I'd like a new good quality set-up for casting lures, plastics, etc.

So... all that being said - any recommendation of what to look at? I have a Gander Mtn and a Dick's to look them over. Then I'll order them from BassPro or Cabellas or wherever the price is best.

Keep in mind we're not pros but we want a good quality set-up to reduce problems/frustrations.

Again, sorry, I know this is a personal choice topic, but I would rely heavily on your strong recommendations and perhaps even buy sight unseen on-line.

Thanks. :?


----------



## Jim (Dec 4, 2007)

I would get this combo right here:

https://www.basspro.com/webapp/wcs/stores/servlet/Product_10151_-1_10001_74456?cmCat=CROSSSELL&cmid=PP_P2_2

You will also get a $30 rebate from Shimano. So technically this great combo is 109 +tax and delivery.


Normally the reel alone is $120, and the rod is $99 but you can find it for $65.

Your pretty much getting the rod for a few bucks.


----------



## Nickk (Dec 4, 2007)

what Jim said, that's a great deal. The Citica is very similar to the previous generation Curado only with better drag. I have a couple XPS rods and they're good stuff also.


----------



## BassAddict (Dec 4, 2007)

you cant beat the XP rods but this is the combo id recommend, they are on sale for under 100 bucks

https://www.basspro.com/webapp/wcs/...r=90343&hvarTarget=search&cmCat=SearchResults


----------



## SMDave (Dec 4, 2007)

The XPS rods are awesome! They are sensitive, strong, and have a lot of backbone for a variety of different presentations, including worming, jigging, and even spinnerbaits (these are very versatile rods). I cannot speak about the reel, but I have heard nothing but great reviews about the Citica.


----------



## Captain Ahab (Dec 4, 2007)

I like the XPS rods but hate the handles!

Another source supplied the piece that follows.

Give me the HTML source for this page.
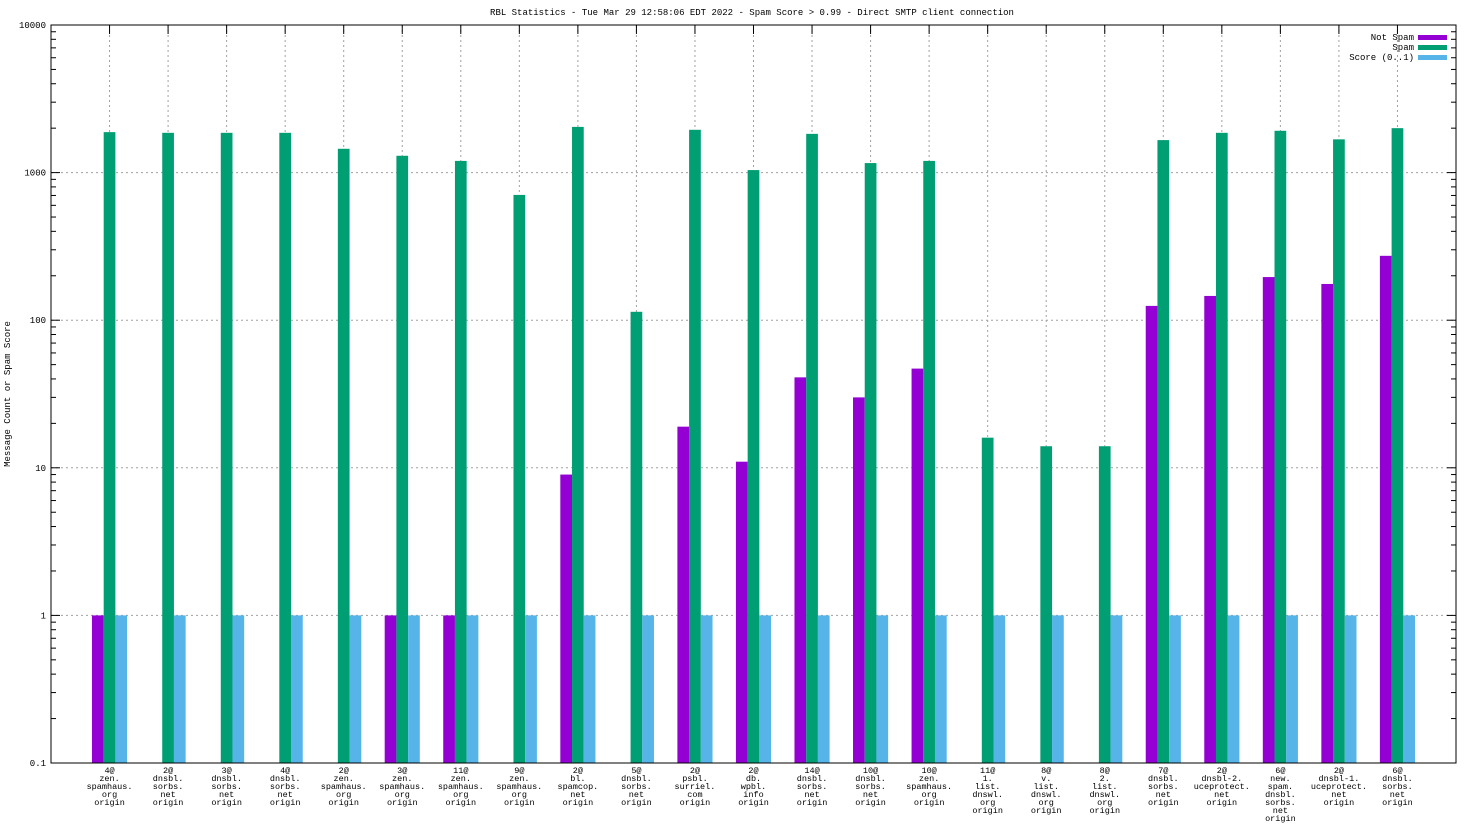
<!DOCTYPE html>
<html><head><meta charset="utf-8"><style>
body{margin:0;background:#fff}
svg{display:block;font-family:"Liberation Mono","DejaVu Sans Mono",monospace}
</style></head><body>
<svg id="chart" width="1472" height="828" viewBox="0 0 1472 828">
<text x="752" y="15" font-size="9" text-anchor="middle">RBL Statistics - Tue Mar 29 12:58:06 EDT 2022 - Spam Score &gt; 0.99 - Direct SMTP client connection</text>
<text transform="translate(10,394) rotate(-90)" font-size="9" text-anchor="middle">Message Count or Spam Score</text>
<g id="grid"></g>
<g id="bars"></g>
<g id="axes"></g>
<g font-size="9">
<text x="1414" y="40" text-anchor="end">Not Spam</text>
<rect x="1418" y="35" width="29" height="5" fill="#9400d3"/>
<text x="1414" y="50" text-anchor="end">Spam</text>
<rect x="1418" y="45" width="29" height="5" fill="#009e73"/>
<text x="1414" y="60" text-anchor="end">Score (0..1)</text>
<rect x="1418" y="55" width="29" height="5" fill="#56b4e9"/>
</g>
</svg>
<script>
const categories=[
["4@","zen.","spamhaus.","org","origin"],["2@","dnsbl.","sorbs.","net","origin"],["3@","dnsbl.","sorbs.","net","origin"],["4@","dnsbl.","sorbs.","net","origin"],["2@","zen.","spamhaus.","org","origin"],["3@","zen.","spamhaus.","org","origin"],["11@","zen.","spamhaus.","org","origin"],["9@","zen.","spamhaus.","org","origin"],["2@","bl.","spamcop.","net","origin"],["5@","dnsbl.","sorbs.","net","origin"],["2@","psbl.","surriel.","com","origin"],["2@","db.","wpbl.","info","origin"],["14@","dnsbl.","sorbs.","net","origin"],["10@","dnsbl.","sorbs.","net","origin"],["10@","zen.","spamhaus.","org","origin"],["11@","1.","list.","dnswl.","org","origin"],["8@","v.","list.","dnswl.","org","origin"],["8@","2.","list.","dnswl.","org","origin"],["7@","dnsbl.","sorbs.","net","origin"],["2@","dnsbl-2.","uceprotect.","net","origin"],["6@","new.","spam.","dnsbl.","sorbs.","net","origin"],["2@","dnsbl-1.","uceprotect.","net","origin"],["6@","dnsbl.","sorbs.","net","origin"]];
const notSpam=[1,0,0,0,0,1,1,0,9,0,19,11,41,30,47,0,0,0,125,146,196,176,273];
const spam=[1880,1860,1860,1860,1450,1300,1200,706,2040,114,1950,1040,1830,1160,1200,16,14,14,1660,1860,1920,1680,2000];
const score=[1,1,1,1,1,1,1,1,1,1,1,1,1,1,1,1,1,1,1,1,1,1,1];
const yTicks=[0.1,1,10,100,1000,10000];
const yTickLabels=["0.1","1","10","100","1000","10000"];
const NS="http://www.w3.org/2000/svg";
const L=51,R=1456,T=25,B=763;
const xS=i=>L+(i+1)*(R-L)/24;
const yS=v=>B-(Math.log10(v)+1)*(B-T)/5;
function mk(tag,at,parent){const e=document.createElementNS(NS,tag);for(const k in at)e.setAttribute(k,at[k]);document.getElementById(parent).appendChild(e);return e;}
const unit=(R-L)/24, bw=unit*0.2;
categories.forEach((c,i)=>{const e=mk('line',{x1:xS(i),x2:xS(i),y1:T,y2:B,stroke:'#a0a0a0','stroke-dasharray':'2,3','stroke-width':1},'grid');

});
yTicks.forEach((v,k)=>{if(k>0&&k<yTicks.length-1){const e=mk('line',{x1:L,x2:R,y1:yS(v),y2:yS(v),stroke:'#a0a0a0','stroke-dasharray':'2,3','stroke-width':1},'grid');

}});
const series=[[notSpam,'#9400d3',-1,'not-spam'],[spam,'#009e73',0,'spam'],[score,'#56b4e9',1,'score']];
series.forEach(([vals,col,off,nm])=>{vals.forEach((v,i)=>{if(v<=0.1)return;const x=xS(i)+off*bw-bw/2;const y=yS(v);
const e=mk('rect',{x:x,y:y,width:bw,height:B-y,fill:col},'bars');

});});
const fr=mk('rect',{x:L,y:T,width:R-L,height:B-T,fill:'none',stroke:'#000','stroke-width':1},'axes');


yTicks.forEach((v,k)=>{const y=yS(v);
[[L,L+9],[R,R-9]].forEach(([a,b])=>{const t=mk('line',{x1:a,x2:b,y1:y,y2:y,stroke:'#000'},'axes');

});
const lb=mk('text',{x:L-5,y:y+3,'font-size':9,'text-anchor':'end'},'axes');lb.textContent=yTickLabels[k];


if(k<yTicks.length-1){for(let m=2;m<10;m++){const ym=yS(v*m);[[L,L+5],[R,R-5]].forEach(([a,b])=>{const t=mk('line',{x1:a,x2:b,y1:ym,y2:ym,stroke:'#000'},'axes');

});}}});
categories.forEach((c,i)=>{const x=xS(i);
const t=mk('line',{x1:x,x2:x,y1:T,y2:T+9,stroke:'#000'},'axes');


c.forEach((s,j)=>{const tx=mk('text',{x:x,y:B+10+j*8,'font-size':8.5,'text-anchor':'middle'},'axes');tx.textContent=s;

});});
</script>
</body></html>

the Shimano rods are really nice for the price


Or go to ebay and get a St. Croix


----------



## little anth (Dec 4, 2007)

BassAddict said:


> you cant beat the XP rods but this is the combo id recommend, they are on sale for under 100 bucks
> 
> https://www.basspro.com/webapp/wcs/...r=90343&hvarTarget=search&cmCat=SearchResults



thats what i was gunna say
 great rod and reel


----------



## FishingCop (Dec 7, 2007)

Thank you all for your help and recommendations. I was going to make a final decsion today and take advantage of the free shipping which ends today, but when I went back to look at the combo recommended by BassAddict, it is no longer available. So my decision was made easy for me - went with the recommendation from Jim of the Shimano® Citica® Reel and Extreme™ XPS® Rod Combo for $109 after sale & rebate and free shipping. I think it is a wonderful deal and I'm sure I'll be very happy with it. My wife is ordering it for me as we speak (been on the phone with her while she was ordering to make sure she got the right one) and my cousin (yes, still with a broken leg) ordered one for her husband too. That's their Christmas presents to us   
Merry Christmas to me, Merry Christmas to me :wink: 

Thanks again Jim and the rest of you for your responses - and for not killing me for asking :lol:


----------